Term deposit rates kept going down. The Government responded by cutting both the lower and the higher deeming rates, until they were so low that effectively nobody was losing any pension because of deeming.
And that’s what the state of affairs is now, which thanks to the deeming rate freeze, will continue until 1 July 2024.
But after 1 July 2024? Well, let’s optimistically assume the economy and things will get back to the way they were before. Term deposit rates will most likely have improved by then, which almost certainly means that deeming rates will go up again.
So, would you be better off without deeming rates once things return to normal?
It obviously depends on what type of financial assets you hold. If it’s just term deposits and you don’t exceed the dollar limit for the lower deeming rate, you will be better off.
If you do exceed the dollar limit for the lower deeming rate, it depends on by how much, because you do benefit from the lower deeming rate also.

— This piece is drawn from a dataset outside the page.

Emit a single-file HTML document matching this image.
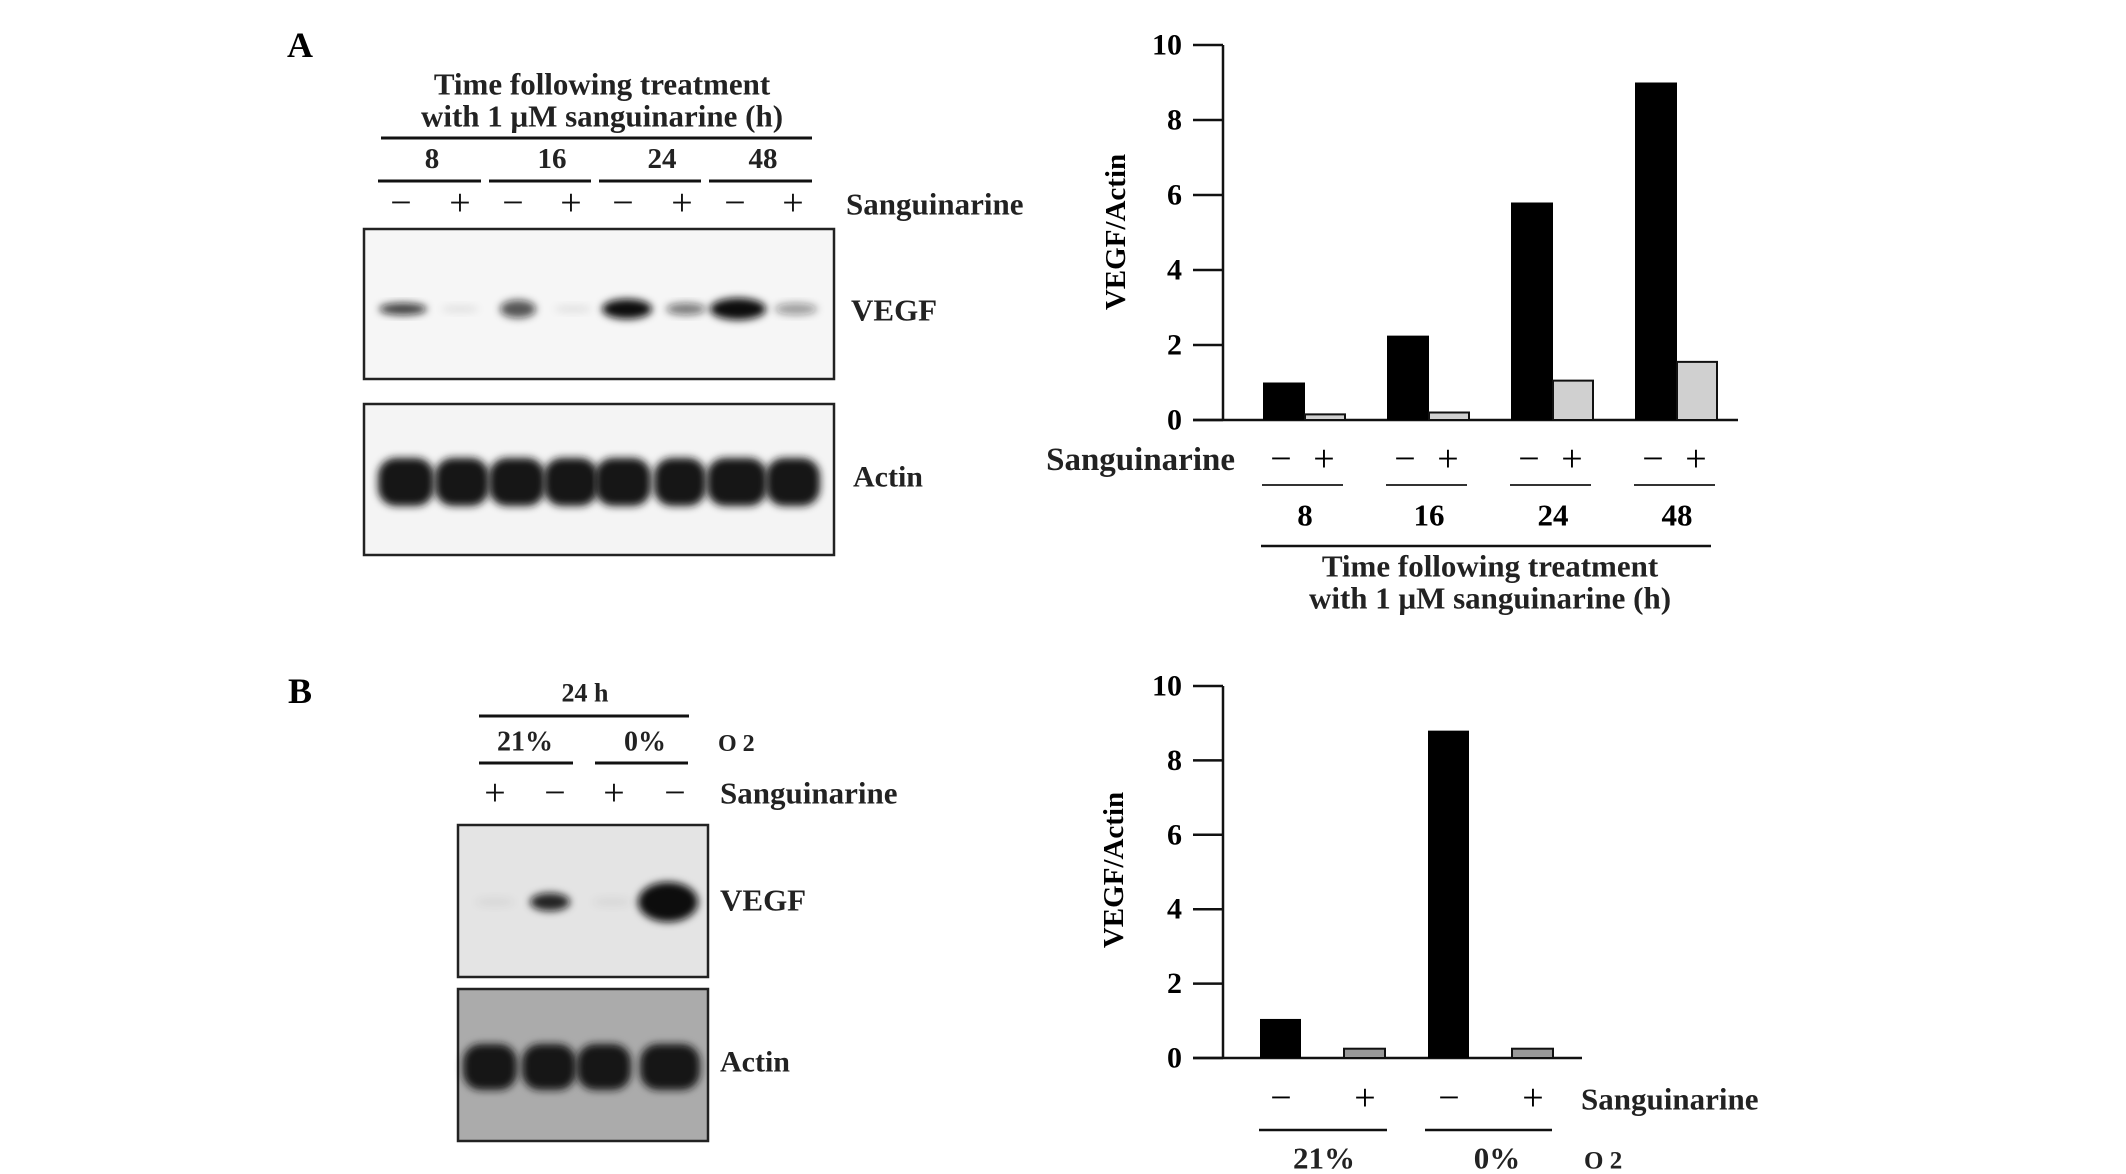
<!DOCTYPE html>
<html><head><meta charset="utf-8"><style>
html,body{margin:0;padding:0;background:#fff;overflow:hidden;}
svg{display:block;font-family:"Liberation Serif",serif;font-weight:bold;}
</style></head><body>
<svg id="fig" width="2126" height="1174" viewBox="0 0 2126 1174">
<defs>
<filter id="blur" x="-50%" y="-50%" width="200%" height="200%"><feGaussianBlur stdDeviation="4"/></filter>
</defs>
<g>
<text x="300" y="45" font-size="36" text-anchor="middle" dominant-baseline="central">A</text>
<text x="602" y="84" font-size="31" text-anchor="middle" dominant-baseline="central" fill="#222">Time following treatment</text>
<text x="602" y="116" font-size="31" text-anchor="middle" dominant-baseline="central" fill="#222">with 1 μM sanguinarine (h)</text>
<line x1="381" y1="138" x2="812" y2="138" stroke="#111" stroke-width="3"/>
<g id="blotAHdr"></g>
<rect x="364" y="229" width="470" height="150" fill="#f6f6f6" stroke="#222" stroke-width="2.5"/>
<g id="blotAVegf"></g>
<text x="851" y="310" font-size="31" dominant-baseline="central" fill="#222">VEGF</text>
<rect x="364" y="404" width="470" height="151" fill="#f4f4f4" stroke="#222" stroke-width="2.5"/>
<g id="blotAActin"></g>
<text x="853" y="477" font-size="30" dominant-baseline="central" fill="#222">Actin</text>
</g>
<g>
<text x="300" y="691" font-size="36" text-anchor="middle" dominant-baseline="central">B</text>
<text x="585" y="693" font-size="26" text-anchor="middle" dominant-baseline="central" fill="#222">24 h</text>
<line x1="479" y1="716" x2="689" y2="716" stroke="#111" stroke-width="3"/>
<text x="525" y="742" font-size="28" text-anchor="middle" dominant-baseline="central" fill="#222">21%</text>
<text x="645" y="742" font-size="28" text-anchor="middle" dominant-baseline="central" fill="#222">0%</text>
<text x="718" y="744" font-size="24" dominant-baseline="central" fill="#222">O 2</text>
<line x1="479" y1="763" x2="573" y2="763" stroke="#111" stroke-width="3"/>
<line x1="595" y1="763" x2="688" y2="763" stroke="#111" stroke-width="3"/>
<g id="blotBHdr"></g>
<text x="720" y="793" font-size="31" dominant-baseline="central" fill="#222">Sanguinarine</text>
<rect x="458" y="825" width="250" height="152" fill="#e4e4e4" stroke="#222" stroke-width="2.5"/>
<g id="blotBVegf"></g>
<text x="720" y="900" font-size="31" dominant-baseline="central" fill="#222">VEGF</text>
<rect x="458" y="989" width="250" height="152" fill="#ababab" stroke="#222" stroke-width="2.5"/>
<g id="blotBActin"></g>
<text x="720" y="1062" font-size="30" dominant-baseline="central" fill="#222">Actin</text>
</g>
<g id="chartA" transform="translate(-6,0)"></g>
<g id="chartB" transform="translate(-6,0)"></g>
</svg>
<script>
const NS="http://www.w3.org/2000/svg";
// Chart A data
const timeCategories=["8","16","24","48"];
const controlValuesA=[1.0,2.25,5.8,9.0];
const sanguinarineValuesA=[0.15,0.2,1.05,1.55];
const yTicks=[0,2,4,6,8,10];
// Chart B data
const oxygenCategories=["21%","0%"];
const barLabelsB=["−","+","−","+"];
const valuesB=[1.05,0.25,8.8,0.25];
const barIsTreatedB=[false,true,false,true];

function mk(parent,tag,attrs,text){const e=document.createElementNS(NS,tag);for(const k in attrs)e.setAttribute(k,attrs[k]);if(text!==undefined)e.textContent=text;parent.appendChild(e);return e;}

const hA=document.getElementById('blotAHdr');
const grpX=[[378,481],[489,591],[599,701],[709,812]];
const numX=[432,552,662,763];
timeCategories.forEach((c,i)=>{
  let t=mk(hA,'text',{x:numX[i],y:159,'font-size':29,'text-anchor':'middle','dominant-baseline':'central',fill:'#222'},c);
  
  
  let l=mk(hA,'line',{x1:grpX[i][0],y1:181,x2:grpX[i][1],y2:181,stroke:'#111','stroke-width':3});
  
  
});
const pmA=[[401,'−'],[460,'+'],[513,'−'],[571,'+'],[623,'−'],[682,'+'],[735,'−'],[793,'+']];
pmA.forEach(p=>{let t=mk(hA,'text',{x:p[0],y:203,'font-size':38,'font-weight':'normal','text-anchor':'middle','dominant-baseline':'central',fill:'#111'},p[1]);

});
let sA=mk(hA,'text',{x:846,y:204,'font-size':31,'dominant-baseline':'central',fill:'#222'},'Sanguinarine');



const vA=document.getElementById('blotAVegf');
const vegfBands=[[403,40,6,0.8],[460,30,4,0.08],[518,28,9,0.7],[573,30,4,0.08],[627,42,10,1],[686,32,6,0.55],[738,48,11,1],[796,35,6,0.4]];
vegfBands.forEach(b=>{let e=mk(vA,'ellipse',{cx:b[0],cy:309,rx:b[1]/2+4,ry:b[2],fill:'#111','fill-opacity':b[3],filter:'url(#blur)'});

});
const aA=document.getElementById('blotAActin');
[[406,56],[462,54],[517,56],[571,54],[623,56],[680,52],[737,60],[793,54]].forEach(b=>{let e=mk(aA,'rect',{x:b[0]-b[1]/2,y:458,width:b[1],height:48,rx:18,fill:'#151515',filter:'url(#blur)'});

});

const hB=document.getElementById('blotBHdr');
[[495,'+'],[555,'−'],[614,'+'],[675,'−']].forEach(p=>{let t=mk(hB,'text',{x:p[0],y:793,'font-size':38,'font-weight':'normal','text-anchor':'middle','dominant-baseline':'central',fill:'#111'},p[1]);

});
const vB=document.getElementById('blotBVegf');
[[495,20,5,0.05],[550,20,9,0.9],[612,20,5,0.05],[668,30,20,1]].forEach(b=>{let e=mk(vB,'ellipse',{cx:b[0],cy:902,rx:b[1],ry:b[2],fill:'#111','fill-opacity':b[3],filter:'url(#blur)'});

});
const aB=document.getElementById('blotBActin');
[[490,54],[549,54],[604,54],[670,60]].forEach(b=>{let e=mk(aB,'rect',{x:b[0]-b[1]/2,y:1044,width:b[1],height:46,rx:18,fill:'#151515',filter:'url(#blur)'});

});

// Chart A
(function(){
  const g=document.getElementById('chartA');
  const x0=1229,xEnd=1744,yTop=45,yBot=420;
  const ys=v=>yBot-(v/10)*(yBot-yTop);
  let ax=mk(g,'line',{x1:x0,y1:yTop,x2:x0,y2:yBot,stroke:'#111','stroke-width':2.5});
  
  
  let bx=mk(g,'line',{x1:1199,y1:yBot,x2:xEnd,y2:yBot,stroke:'#111','stroke-width':2.5});
  
  
  yTicks.forEach(t=>{
    let l=mk(g,'line',{x1:1199,y1:ys(t),x2:x0,y2:ys(t),stroke:'#111','stroke-width':2.5});
    
    
    let tx=mk(g,'text',{x:1188,y:ys(t),'font-size':30,'text-anchor':'end','dominant-baseline':'central'},String(t));
    
    
  });
  let yl=mk(g,'text',{x:1122,y:232,'font-size':29,'text-anchor':'middle','dominant-baseline':'central',transform:'rotate(-90 1122 232)'},'VEGF/Actin');
  
  
  const gx=i=>1269+i*124, bw=42;
  timeCategories.forEach((c,i)=>{
    let b1=mk(g,'rect',{x:gx(i),y:ys(controlValuesA[i]),width:bw,height:yBot-ys(controlValuesA[i]),fill:'#000'});
    
    
    let b2=mk(g,'rect',{x:gx(i)+bw,y:ys(sanguinarineValuesA[i]),width:bw-2,height:yBot-ys(sanguinarineValuesA[i]),fill:'#d0d0d0',stroke:'#111','stroke-width':2});
    
    
    let m=mk(g,'text',{x:gx(i)+18,y:459,'font-size':38,'font-weight':'normal','text-anchor':'middle','dominant-baseline':'central'},'−');
    
    
    let p=mk(g,'text',{x:gx(i)+61,y:459,'font-size':38,'font-weight':'normal','text-anchor':'middle','dominant-baseline':'central'},'+');
    
    
    let r=mk(g,'line',{x1:gx(i)-1,y1:485,x2:gx(i)+80,y2:485,stroke:'#333','stroke-width':2});
    
    
    let n=mk(g,'text',{x:gx(i)+42,y:515,'font-size':31,'text-anchor':'middle','dominant-baseline':'central'},c);
    
    
  });
  let sl=mk(g,'text',{x:1241,y:460,'font-size':33,'text-anchor':'end','dominant-baseline':'central',fill:'#222'},'Sanguinarine');
  
  
  let lr=mk(g,'line',{x1:1267,y1:546,x2:1717,y2:546,stroke:'#111','stroke-width':2.5});
  
  
  let t1=mk(g,'text',{x:1496,y:566,'font-size':31,'text-anchor':'middle','dominant-baseline':'central',fill:'#222'},'Time following treatment');
  
  
  let t2=mk(g,'text',{x:1496,y:598,'font-size':31,'text-anchor':'middle','dominant-baseline':'central',fill:'#222'},'with 1 μM sanguinarine (h)');
  
  
})();

// Chart B
(function(){
  const g=document.getElementById('chartB');
  const x0=1229,xEnd=1588,yTop=686,yBot=1058;
  const ys=v=>yBot-(v/10)*(yBot-yTop);
  let ax=mk(g,'line',{x1:x0,y1:yTop,x2:x0,y2:yBot,stroke:'#111','stroke-width':2.5});
  
  
  let bx=mk(g,'line',{x1:1199,y1:yBot,x2:xEnd,y2:yBot,stroke:'#111','stroke-width':2.5});
  
  
  yTicks.forEach(t=>{
    let l=mk(g,'line',{x1:1199,y1:ys(t),x2:x0,y2:ys(t),stroke:'#111','stroke-width':2.5});
    
    
    let tx=mk(g,'text',{x:1188,y:ys(t),'font-size':30,'text-anchor':'end','dominant-baseline':'central'},String(t));
    
    
  });
  let yl=mk(g,'text',{x:1120,y:870,'font-size':29,'text-anchor':'middle','dominant-baseline':'central',transform:'rotate(-90 1120 870)'},'VEGF/Actin');
  
  
  const bx0=i=>1266+i*84, bw=41;
  valuesB.forEach((v,i)=>{
    let b=mk(g,'rect',{x:bx0(i),y:ys(v),width:bw,height:yBot-ys(v),fill:barIsTreatedB[i]?'#999':'#000',stroke:'#111','stroke-width':barIsTreatedB[i]?2:0});
    
    
    let s=mk(g,'text',{x:bx0(i)+21,y:1098,'font-size':38,'font-weight':'normal','text-anchor':'middle','dominant-baseline':'central'},barLabelsB[i]);
    
    
  });
  oxygenCategories.forEach((c,j)=>{
    let r=mk(g,'line',{x1:1265+j*166,y1:1130,x2:1393+j*165,y2:1130,stroke:'#111','stroke-width':2.5});
    
    
    let t=mk(g,'text',{x:1330+j*173,y:1158,'font-size':31,'text-anchor':'middle','dominant-baseline':'central',fill:'#222'},c);
    
    
  });
  let sl=mk(g,'text',{x:1587,y:1099,'font-size':31,'dominant-baseline':'central',fill:'#222'},'Sanguinarine');
  
  
  let o=mk(g,'text',{x:1590,y:1161,'font-size':25,'dominant-baseline':'central',fill:'#222'},'O 2');
  
  
})();
</script>
</body></html>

But the people who are likely to benefit most from their income being deemed are those who steer clear of term deposits (provided they invest prudently). Their rates of return are likely to beat the higher deeming rate most if not all of the time. This means a lot of actual income not counting for the pension.
Unfair? The Government doesn’t think so.
Deeming, the Department of Social Services says, was introduced to encourage “income support recipients to maximise their total disposable income by investing to gain returns of at least the deeming rate”.